高度経済成長期のファッション業界を舞台に語られる加齢と加害-カーネーション1月〜3月2日ー - 2012年03月02日(金)

 さて朝のドラマのカーネーションが快調です。
 うちではビデオ録画して家族揃って毎日見てます。でもまあ、朝ドラは最後まで観てから評価しようと思っています。最終回でうっちゃり食らわせてくれたちりとてちんの例もあるし(でも今回のカーネーションの脚本はちょっとやそってで崩れなさそうですが)。

 んで年明けからここまでは華やかに成功していくコシノ3姉妹(物凄い姉妹間の葛藤はあったとしても)の活躍を背景にしつつも焦点を当てられていたのは主人公糸子の加齢でありました(いや、周防さんとの恋でしょ〜!という意見もあるが、あれもまた主人公の人を思い、思うがゆえにわかれを選択するという成熟の物語であったと理解しています)。

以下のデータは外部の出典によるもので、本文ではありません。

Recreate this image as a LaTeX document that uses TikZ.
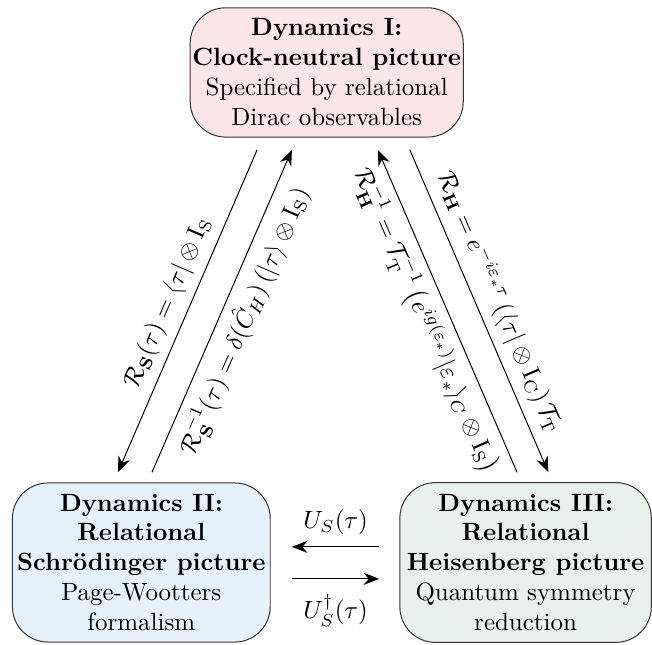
\documentclass[tikz,border=0pt]{standalone}
\usepackage{amsmath, amssymb}
\usepackage{tikz}
\usetikzlibrary{arrows.meta, positioning}
\definecolor{dynpink}{HTML}{FDE6E7}
\definecolor{dynblue}{HTML}{E7F1F9}
\definecolor{dyngreen}{HTML}{E8F1EA}
\tikzset{
  dynbox/.style={draw=black!80,rounded corners=5mm,align=center,inner xsep=0.3mm,inner ysep=1.5mm},
  mapedge/.style={-{Stealth[length=2.2mm,width=1.7mm]},black},
}

\begin{document}
\begin{tikzpicture}
  \useasboundingbox (0,0) rectangle (9.18,9.07);
  % ---- the three pictures of the dynamics ----
  \node[dynbox,fill=dynpink,minimum width=3.70cm,minimum height=1.82cm] (D1) at (4.60,8.05)
    {\textbf{Dynamics I:}\\ \textbf{Clock-neutral picture}\\ Specified by relational\\ Dirac observables};
  \node[dynbox,fill=dynblue,minimum width=3.63cm,minimum height=2.24cm] (D2) at (1.99,1.15)
    {\textbf{Dynamics II:}\\ \textbf{Relational}\\ \textbf{Schr\"odinger picture}\\ Page-Wootters\\ formalism};
  \node[dynbox,fill=dyngreen,minimum width=3.54cm,minimum height=2.25cm] (D3) at (7.40,1.15)
    {\textbf{Dynamics III:}\\ \textbf{Relational}\\ \textbf{Heisenberg picture}\\ Quantum symmetry\\ reduction};
  % ---- free ends of the maps ----
  \coordinate (S1a) at (3.62,6.96); \coordinate (S1b) at (1.66,2.42);
  \coordinate (S2a) at (2.14,2.42); \coordinate (S2b) at (4.11,6.96);
  \coordinate (H1a) at (7.28,2.42); \coordinate (H1b) at (5.32,6.96);
  \coordinate (H2a) at (5.77,6.96); \coordinate (H2b) at (7.72,2.42);
  \coordinate (U1a) at (5.34,1.37); \coordinate (U1b) at (4.11,1.37);
  \coordinate (U2a) at (4.11,0.92); \coordinate (U2b) at (5.34,0.92);
  % I <-> II
  \draw[mapedge] (S1a) -- node[sloped,above] {$\mathcal{R}_{\mathbf{S}}(\tau)=\langle\tau|\otimes\mathrm{I}_{\mathrm{S}}$} (S1b);
  \draw[mapedge] (S2a) -- node[sloped,below] {$\mathcal{R}_{\mathbf{S}}^{-1}(\tau)=\delta(\hat{C}_H)\,(|\tau\rangle\otimes\mathrm{I}_{\mathrm{S}})$} (S2b);
  % I <-> III
  \draw[mapedge] (H1a) -- node[sloped,below] {$\mathcal{R}_{\mathbf{H}}^{-1}=\mathcal{T}_{\mathrm{T}}^{-1}\left(e^{ig(\varepsilon_*)}|\varepsilon_*\rangle_C\otimes\mathrm{I}_{\mathrm{S}}\right)$} (H1b);
  \draw[mapedge] (H2a) -- node[sloped,above] {$\mathcal{R}_{\mathbf{H}}=e^{-i\varepsilon_*\tau}\,(\langle\tau|\otimes\mathrm{I}_{\mathrm{C}})\,\mathcal{T}_{\mathrm{T}}$} (H2b);
  % II <-> III
  \draw[mapedge] (U1a) -- node[above=0.5mm] {$U_S(\tau)$} (U1b);
  \draw[mapedge] (U2a) -- node[below=1mm] {$U_S^\dagger(\tau)$} (U2b);
\end{tikzpicture}
\end{document}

 自分の感覚を信じて走ってきたのにその頼みの感覚が時代とずれていく事を描いたサックドレスの顛末。自分の感覚がずれたことを自覚した上で、外国語を理解するように若者の夢中になることを理解して乗り切るミニスカートブーム。

 そして本日3月2日の放送では東京を拠点に全国展開を仕掛けようとする長女の計画を「面白いとは思えん」と評価し、「ものづくり」から「大量生産大量消費の資本主義ゲーム」への移行の段階にある婦人服ブームに自らの居場所を見つけあぐねる場面が描かれます。

 で、八重子さんの渇で、最大多数の最大幸福的な「大商い」ではなく、ニッチなニーズにこだわった「ものづくり」にこそ自分の居場所があり、それを実現する拠点として岸和田に残る道が選択されるのかな〜というラストでしたね。

 まんなかじゃなくて端っこに徐々に寄って行く中で、どう自分らしくあるか、働きながら年を重ねる女の生き様がここまでリアルに共感を持って描かれるということは結構珍しいことだと思いました。2010年12月のにやってた子育て期の働く女の描き方もリアルでしたが。来週以降は加齢の過程の女ではなくてもう加齢しちゃってネクストステージな女として糸子さんは登場するわけですね。そちらも楽しみにしたいものです。

 この加齢の描写のほかにも様々な描かれたエピソードがありましたが、私の琴線にふれたのは戦争の描き方でした。

  多くのドラマで描かれる「戦争」はなんか記号のようなのです。8月15日の玉音放送に知る敗戦の悲しみや広島の悲劇がかたられることはあっても、なんか<記号>で、教科書で見る太字記述みたいな、そんなリアルでない描かれ方が繰り返されてきたようにおもいます。

 それが今回のカーネーションでは主に安岡家のエピソードにこれまでにはなかった戦争の描かれ方があったように思うのです。第2次世界大戦と言えば昭和16年の真珠湾戦争で始まったかのような描かれ方が多かったですが勘助がPTSDを患う原因となる日中戦争はそれより前から戦われており、南京大虐殺が起きているのは1937年、昭和12年です。

 「あの子が やったんやな」

 という1970年代の、病床の安岡のおばちゃんの言葉は「戦争の哀しみ」をずっと複雑でリアルなものにしたように思います。

 1970年代というのは日本軍の加害に光があたり始めた時代でもありました。単純な被害者ではなく、わたしたちの加害の先にあった悲劇の痛み、哀しみにも向き合わねばならない、その気づき、その痛みは、単なる被害者としての認識よりずっと深くて、痛い。それでも息子のPTSDやその先にあった死の意味を理解して、おばちゃんが納得し、勘助のPTSDへの対処をめぐって決裂した過去をもつ糸子と深いところで和解する姿が描かれます。

 この描写について論争もあるようですがこの議論のいくつかはちゃんとドラマの語りを読み取っているように思いました(私的にその感想はどうよ?みたいな感想も散見されてはいますが)。

 加害の認識をまるで無かったことのようにしようとする修正主義的歴史観が台頭していますが、無かったことにはできない歴史が糸ちゃんとおばちゃんの和解を通じて描かれていました。

 カーネーションで描かれた戦争の加害は、そのものずばりを描くことよりも、ずっとリアルにその痛みや哀しみを人々に想起させる、ものすごい脚本だったと思います。